BEGIN Supplied material

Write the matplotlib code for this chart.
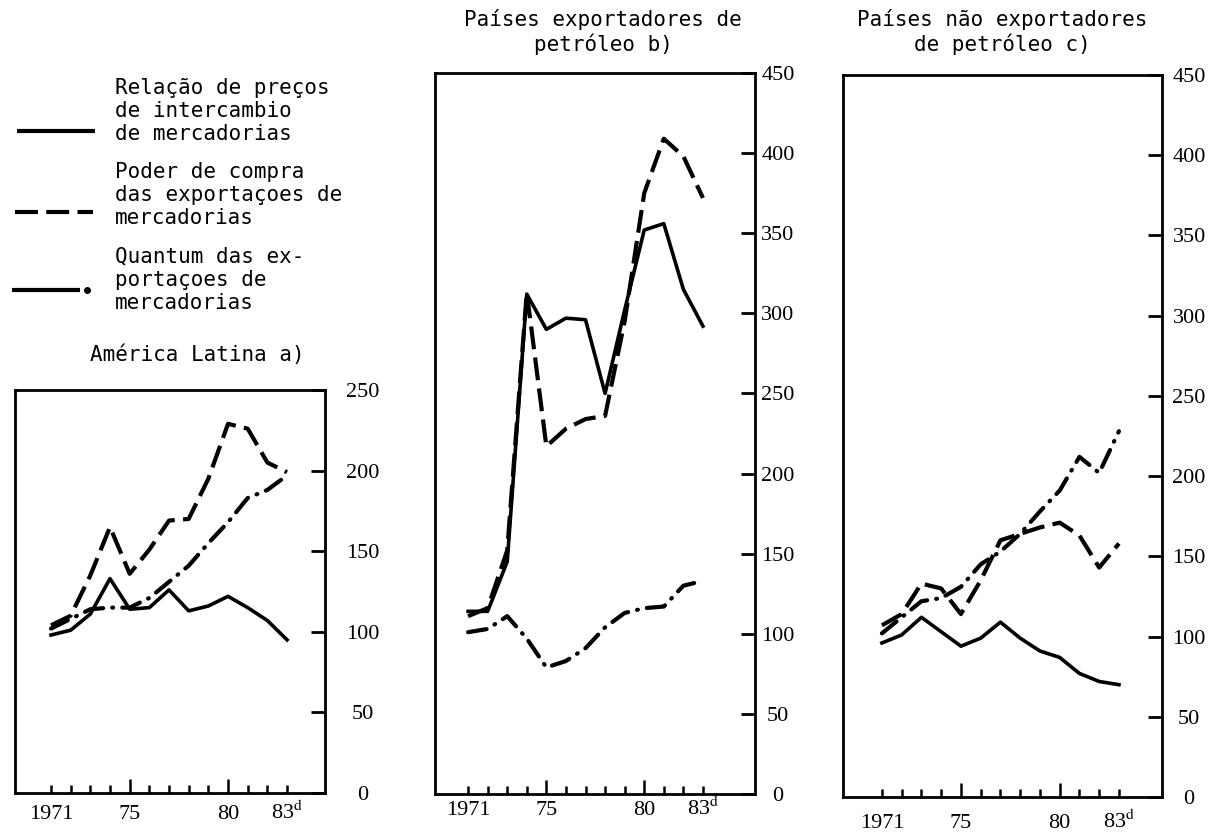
import matplotlib.pyplot as plt

# --- DADOS (índices 1970=100) ---
anos = list(range(1971, 1984))

# América Latina a)
al_relacao = [98, 101, 111, 133, 114, 115, 126, 113, 116, 122, 115, 107, 95]
al_poder = [104, 110, 135, 165, 136, 151, 169, 170, 195, 229, 226, 205, 199]
al_quantum = [102, 108, 114, 115, 115, 121, 131, 141, 155, 168, 183, 188, 197]

# Países exportadores de petróleo b)
pe_relacao = [114, 114, 145, 312, 290, 297, 296, 250, 302, 352, 356, 315, 292]
pe_poder = [111, 116, 152, 313, 217, 228, 234, 236, 295, 375, 409, 398, 372]
pe_quantum = [101, 103, 111, 97, 79, 83, 91, 104, 113, 116, 117, 130, 133]

# Países não exportadores de petróleo c)
pn_relacao = [96, 101, 112, 103, 94, 99, 109, 99, 91, 87, 77, 72, 70]
pn_poder = [107, 114, 133, 130, 114, 135, 160, 164, 168, 171, 163, 143, 158]
pn_quantum = [102, 112, 122, 124, 131, 145, 153, 164, 178, 191, 212, 202, 228]

rotulos_x_menores = ['1971', '', '', '', '', '', '', '', '', '', '83$^{\\mathrm{d}}$']
anos_menores = [a for a in anos if a not in (1975, 1980)]

plt.rcParams['font.family'] = 'DejaVu Sans Mono'
plt.rcParams['mathtext.fontset'] = 'stix'

W, H = 1217, 833
fig = plt.figure(figsize=(W / 100, H / 100), dpi=100)

TRACO = (5.5, 2.0)
TRACO_PONTO = (4.5, 2.2, 0.2, 2.2)
SERIF = 'Liberation Serif'

# camada de fundo em pixels para títulos e legenda
ov = fig.add_axes([0, 0, 1, 1])
ov.set_xlim(0, W)
ov.set_ylim(H, 0)
ov.axis('off')


def painel(caixa, xlim, ymax, relacao, poder, quantum, pad_y, pad_x):
    x0, y0, x1, y1 = caixa
    ax = fig.add_axes([x0 / W, 1 - y1 / H, (x1 - x0) / W, (y1 - y0) / H])
    ax.plot(anos, relacao, color='black', lw=2.6)
    ax.plot(anos, poder, color='black', lw=3, dashes=TRACO)
    ax.plot(anos, quantum, color='black', lw=3, dashes=TRACO_PONTO, dash_capstyle='round')
    ax.set_xlim(*xlim)
    ax.set_ylim(0, ymax)

    ax.yaxis.tick_right()
    ax.tick_params(axis='y', direction='in', length=10, width=2, pad=pad_y)
    ax.tick_params(axis='x', which='major', direction='in', length=10, width=1.8, pad=pad_x, top=False)
    ax.tick_params(axis='x', which='minor', direction='in', length=6, width=1.8, pad=pad_x, top=False)

    yt = list(range(0, ymax + 1, 50))
    ax.set_yticks(yt, [str(v) for v in yt], fontfamily=SERIF, fontsize=16, ha='center')
    ax.set_xticks([1975, 1980], ['75', '80'], fontfamily=SERIF, fontsize=16, va='baseline')
    ax.set_xticks(anos_menores, rotulos_x_menores, minor=True, fontfamily=SERIF, fontsize=16, va='baseline')
    for sp in ax.spines.values():
        sp.set_linewidth(2)
    return ax


painel((15, 390, 325, 793), (1969.17, 1984.93), 250, al_relacao, al_poder, al_quantum, 27, 19)
painel((435, 73, 755, 794), (1969.31, 1985.66), 450, pe_relacao, pe_poder, pe_quantum, 16.5, 15)
painel((843, 75, 1162, 797), (1969.03, 1985.18), 450, pn_relacao, pn_poder, pn_quantum, 19.5, 22)

# títulos
ov.text(197, 355, 'América Latina a)', fontsize=15, ha='center', va='center')
ov.text(603, 32, 'Países exportadores de\npetróleo b)', fontsize=15, ha='center', va='center',
        multialignment='center')
ov.text(1002, 32, 'Países não exportadores\nde petróleo c)', fontsize=15, ha='center', va='center',
        multialignment='center')

# legenda
ov.text(115, 111, 'Relação de preços\nde intercambio\nde mercadorias', fontsize=15, va='center')
ov.text(115, 195, 'Poder de compra\ndas exportaçoes de\nmercadorias', fontsize=15, va='center')
ov.text(115, 280, 'Quantum das ex-\nportaçoes de\nmercadorias', fontsize=15, va='center')
ov.plot([17, 95], [131, 131], color='black', lw=3, solid_capstyle='butt')
ov.plot([15, 93], [212, 212], color='black', lw=3, dashes=TRACO)
ov.plot([12, 80], [290, 290], color='black', lw=3, solid_capstyle='butt')
ov.plot([87], [290], 'o', color='black', ms=4)

fig.savefig('out.png', dpi=100)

END Supplied material

◆ Written exercise ◆
From the first line above through the line containing "plt.rcParams['mathtext.fontset'] = 'stix'", copy everything exactly, without the pictures.

◆ Output for this exercise ◆
Write the matplotlib code for this chart.
import matplotlib.pyplot as plt

# --- DADOS (índices 1970=100) ---
anos = list(range(1971, 1984))

# América Latina a)
al_relacao = [98, 101, 111, 133, 114, 115, 126, 113, 116, 122, 115, 107, 95]
al_poder = [104, 110, 135, 165, 136, 151, 169, 170, 195, 229, 226, 205, 199]
al_quantum = [102, 108, 114, 115, 115, 121, 131, 141, 155, 168, 183, 188, 197]

# Países exportadores de petróleo b)
pe_relacao = [114, 114, 145, 312, 290, 297, 296, 250, 302, 352, 356, 315, 292]
pe_poder = [111, 116, 152, 313, 217, 228, 234, 236, 295, 375, 409, 398, 372]
pe_quantum = [101, 103, 111, 97, 79, 83, 91, 104, 113, 116, 117, 130, 133]

# Países não exportadores de petróleo c)
pn_relacao = [96, 101, 112, 103, 94, 99, 109, 99, 91, 87, 77, 72, 70]
pn_poder = [107, 114, 133, 130, 114, 135, 160, 164, 168, 171, 163, 143, 158]
pn_quantum = [102, 112, 122, 124, 131, 145, 153, 164, 178, 191, 212, 202, 228]

rotulos_x_menores = ['1971', '', '', '', '', '', '', '', '', '', '83$^{\\mathrm{d}}$']
anos_menores = [a for a in anos if a not in (1975, 1980)]

plt.rcParams['font.family'] = 'DejaVu Sans Mono'
plt.rcParams['mathtext.fontset'] = 'stix'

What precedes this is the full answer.